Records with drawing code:
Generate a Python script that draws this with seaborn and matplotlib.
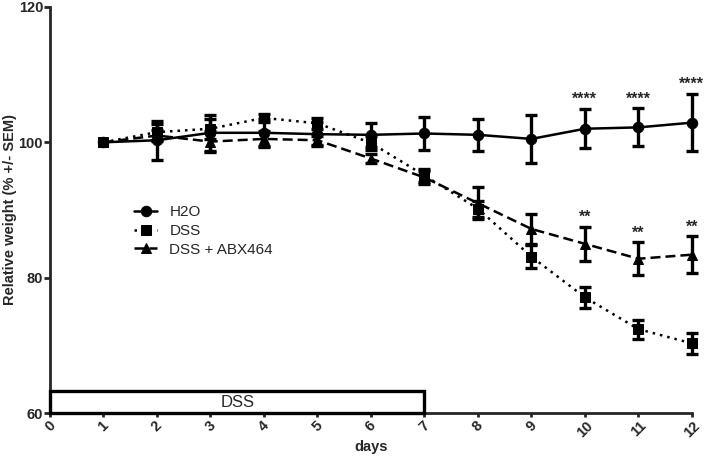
import numpy as np
import pandas as pd
import seaborn as sns
import matplotlib
matplotlib.use('Agg')
import matplotlib.pyplot as plt
from matplotlib.patches import Rectangle

days = list(range(1, 13))
groups = ['H2O', 'DSS', 'DSS + ABX464']

h2o = [100, 100.3, 101.4, 101.4, 101.2, 101.1, 101.3, 101.1, 100.5, 102.0, 102.2, 102.9]
h2o_sem = [0, 2.85, 2.7, 2.0, 1.8, 1.8, 2.4, 2.4, 3.6, 2.9, 2.8, 4.2]
dss = [100, 101.5, 102.0, 103.6, 102.8, 99.9, 95.1, 90.2, 83.1, 77.1, 72.4, 70.3]
dss_sem = [0, 1.2, 1.5, 0.6, 0.8, 1.0, 0.9, 1.2, 1.7, 1.6, 1.4, 1.6]
abx = [100, 101.0, 100.1, 100.5, 100.3, 97.6, 94.8, 91.0, 87.2, 85.0, 82.8, 83.4]
abx_sem = [0, 0.8, 1.5, 1.2, 0.7, 0.7, 1.0, 2.4, 2.2, 2.5, 2.4, 2.7]

star_days = [10, 11, 12]
h2o_stars = ['****', '****', '****']
abx_stars = ['**', '**', '**']

dss_period = (0, 7)

means = {'H2O': h2o, 'DSS': dss, 'DSS + ABX464': abx}
sems = {'H2O': h2o_sem, 'DSS': dss_sem, 'DSS + ABX464': abx_sem}

df = pd.concat([pd.DataFrame({'day': days, 'weight': means[g], 'sem': sems[g], 'group': g})
                for g in groups], ignore_index=True)

sns.set_style('ticks')
plt.rcParams['font.family'] = ['Liberation Sans', 'DejaVu Sans']

fig = plt.figure(figsize=(7.07, 4.58), dpi=100)
ax = fig.add_axes([0.0707, 0.098, 0.908, 0.887])

styles = {'H2O': '', 'DSS': (1, 2), 'DSS + ABX464': (4, 2)}
markers = {'H2O': 'o', 'DSS': 's', 'DSS + ABX464': '^'}
sns.lineplot(data=df, x='day', y='weight', hue='group', style='group',
             palette=['black'] * 3, dashes=styles, markers=markers,
             markersize=7.5, markeredgecolor='black', linewidth=1.8, ax=ax, legend=True)
for ln in ax.lines:
    ln.set_clip_on(False)

for g in groups:
    sub = df[df['group'] == g]
    eb = ax.errorbar(sub['day'][1:], sub['weight'][1:], yerr=sub['sem'][1:], fmt='none',
                     ecolor='black', elinewidth=2.4, capsize=4, capthick=2.4)
    for art in eb.lines[1] + eb.lines[2]:
        art.set_clip_on(False)

for d, s in zip(star_days, h2o_stars):
    i = days.index(d)
    ax.text(d, h2o[i] + h2o_sem[i] + 0.3, s, ha='center', va='bottom', fontsize=11.5, fontweight='bold')
for d, s in zip(star_days, abx_stars):
    i = days.index(d)
    ax.text(d, abx[i] + abx_sem[i] + 0.3, s, ha='center', va='bottom', fontsize=11.5, fontweight='bold')

ax.add_patch(Rectangle((dss_period[0], 60), dss_period[1] - dss_period[0], 3.2,
                       fill=False, edgecolor='black', linewidth=2.4, clip_on=False, zorder=5))
ax.text(sum(dss_period) / 2, 61.55, 'DSS', ha='center', va='center', fontsize=12)

ax.set_xlim(0, 12)
ax.set_ylim(60, 120)
ax.set_xticks(range(0, 13))
ax.set_yticks([60, 80, 100, 120])
ax.set_xticklabels([str(i) for i in range(0, 13)], rotation=45, fontweight='bold', fontsize=10.5)
ax.set_yticklabels(['60', '80', '100', '120'], fontweight='bold', fontsize=10.5)
ax.set_xlabel('days', fontweight='bold', fontsize=10.5, labelpad=0)
ax.set_ylabel('Relative weight (% +/- SEM)', fontweight='bold', fontsize=10.5, labelpad=1)
for sp in ['left', 'bottom']:
    ax.spines[sp].set_linewidth(2)
sns.despine(ax=ax)
ax.tick_params(axis='y', width=2, length=4, pad=1)
ax.tick_params(axis='x', width=2, length=3, pad=1)

leg = ax.legend(loc='upper left', bbox_to_anchor=(0.11, 0.545), frameon=False, fontsize=11,
                handlelength=1.5, labelspacing=0.3)
leg.set_title(None)

fig.savefig('out.png', dpi=100)
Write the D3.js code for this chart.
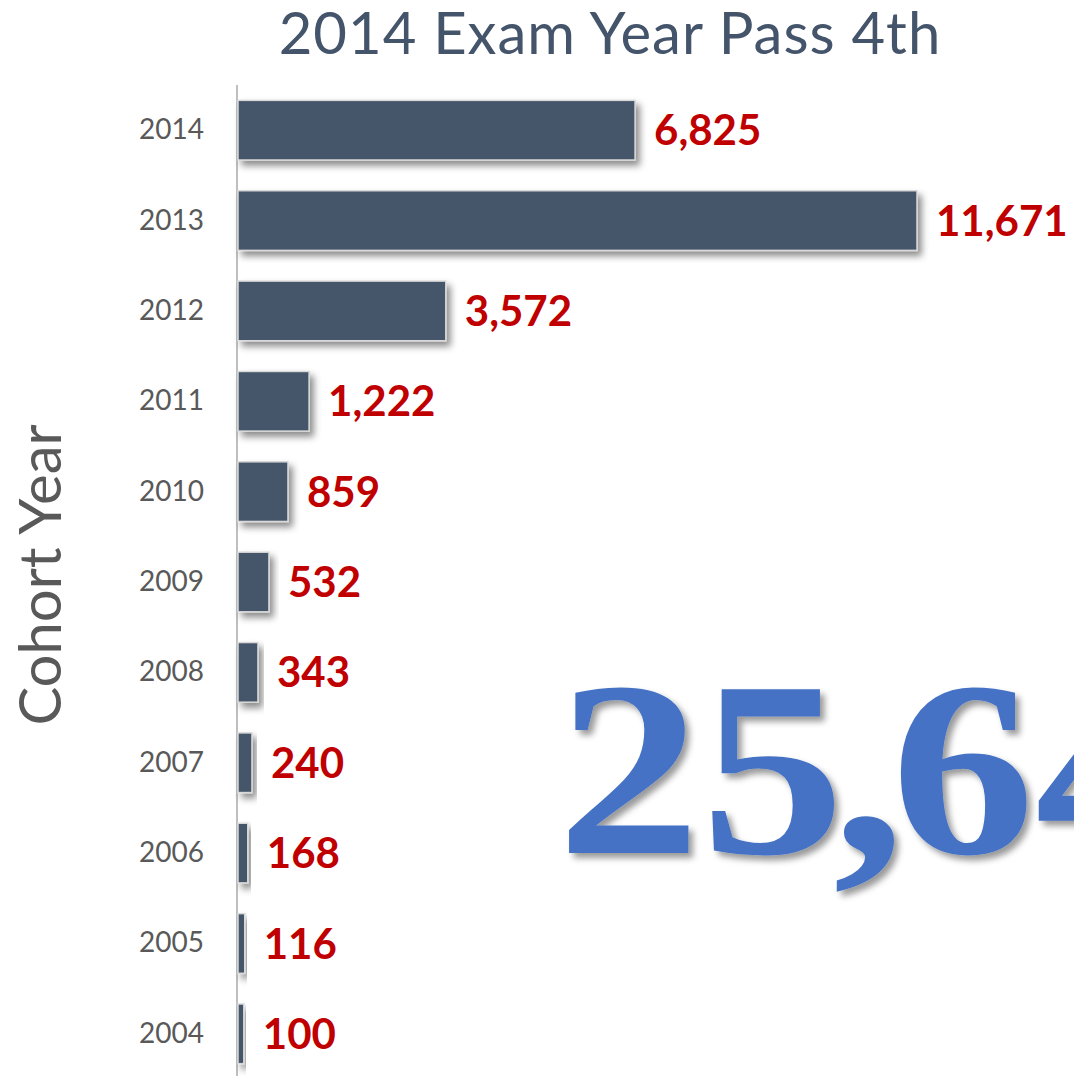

Exercise details: Print the complete listing exactly, apart from any pictures.

Exercise solution:
Generate a Python script that draws this with seaborn and matplotlib.
import numpy as np
import pandas as pd
import seaborn as sns
import matplotlib
matplotlib.use('Agg')
import matplotlib.pyplot as plt
from matplotlib.patches import Rectangle

days = list(range(1, 13))
groups = ['H2O', 'DSS', 'DSS + ABX464']

h2o = [100, 100.3, 101.4, 101.4, 101.2, 101.1, 101.3, 101.1, 100.5, 102.0, 102.2, 102.9]
h2o_sem = [0, 2.85, 2.7, 2.0, 1.8, 1.8, 2.4, 2.4, 3.6, 2.9, 2.8, 4.2]
dss = [100, 101.5, 102.0, 103.6, 102.8, 99.9, 95.1, 90.2, 83.1, 77.1, 72.4, 70.3]
dss_sem = [0, 1.2, 1.5, 0.6, 0.8, 1.0, 0.9, 1.2, 1.7, 1.6, 1.4, 1.6]
abx = [100, 101.0, 100.1, 100.5, 100.3, 97.6, 94.8, 91.0, 87.2, 85.0, 82.8, 83.4]
abx_sem = [0, 0.8, 1.5, 1.2, 0.7, 0.7, 1.0, 2.4, 2.2, 2.5, 2.4, 2.7]

star_days = [10, 11, 12]
h2o_stars = ['****', '****', '****']
abx_stars = ['**', '**', '**']

dss_period = (0, 7)

means = {'H2O': h2o, 'DSS': dss, 'DSS + ABX464': abx}
sems = {'H2O': h2o_sem, 'DSS': dss_sem, 'DSS + ABX464': abx_sem}

df = pd.concat([pd.DataFrame({'day': days, 'weight': means[g], 'sem': sems[g], 'group': g})
                for g in groups], ignore_index=True)

sns.set_style('ticks')
plt.rcParams['font.family'] = ['Liberation Sans', 'DejaVu Sans']

fig = plt.figure(figsize=(7.07, 4.58), dpi=100)
ax = fig.add_axes([0.0707, 0.098, 0.908, 0.887])

styles = {'H2O': '', 'DSS': (1, 2), 'DSS + ABX464': (4, 2)}
markers = {'H2O': 'o', 'DSS': 's', 'DSS + ABX464': '^'}
sns.lineplot(data=df, x='day', y='weight', hue='group', style='group',
             palette=['black'] * 3, dashes=styles, markers=markers,
             markersize=7.5, markeredgecolor='black', linewidth=1.8, ax=ax, legend=True)
for ln in ax.lines:
    ln.set_clip_on(False)

for g in groups:
    sub = df[df['group'] == g]
    eb = ax.errorbar(sub['day'][1:], sub['weight'][1:], yerr=sub['sem'][1:], fmt='none',
                     ecolor='black', elinewidth=2.4, capsize=4, capthick=2.4)
    for art in eb.lines[1] + eb.lines[2]:
        art.set_clip_on(False)

for d, s in zip(star_days, h2o_stars):
    i = days.index(d)
    ax.text(d, h2o[i] + h2o_sem[i] + 0.3, s, ha='center', va='bottom', fontsize=11.5, fontweight='bold')
for d, s in zip(star_days, abx_stars):
    i = days.index(d)
    ax.text(d, abx[i] + abx_sem[i] + 0.3, s, ha='center', va='bottom', fontsize=11.5, fontweight='bold')

ax.add_patch(Rectangle((dss_period[0], 60), dss_period[1] - dss_period[0], 3.2,
                       fill=False, edgecolor='black', linewidth=2.4, clip_on=False, zorder=5))
ax.text(sum(dss_period) / 2, 61.55, 'DSS', ha='center', va='center', fontsize=12)

ax.set_xlim(0, 12)
ax.set_ylim(60, 120)
ax.set_xticks(range(0, 13))
ax.set_yticks([60, 80, 100, 120])
ax.set_xticklabels([str(i) for i in range(0, 13)], rotation=45, fontweight='bold', fontsize=10.5)
ax.set_yticklabels(['60', '80', '100', '120'], fontweight='bold', fontsize=10.5)
ax.set_xlabel('days', fontweight='bold', fontsize=10.5, labelpad=0)
ax.set_ylabel('Relative weight (% +/- SEM)', fontweight='bold', fontsize=10.5, labelpad=1)
for sp in ['left', 'bottom']:
    ax.spines[sp].set_linewidth(2)
sns.despine(ax=ax)
ax.tick_params(axis='y', width=2, length=4, pad=1)
ax.tick_params(axis='x', width=2, length=3, pad=1)

leg = ax.legend(loc='upper left', bbox_to_anchor=(0.11, 0.545), frameon=False, fontsize=11,
                handlelength=1.5, labelspacing=0.3)
leg.set_title(None)

fig.savefig('out.png', dpi=100)
Write the D3.js code for this chart.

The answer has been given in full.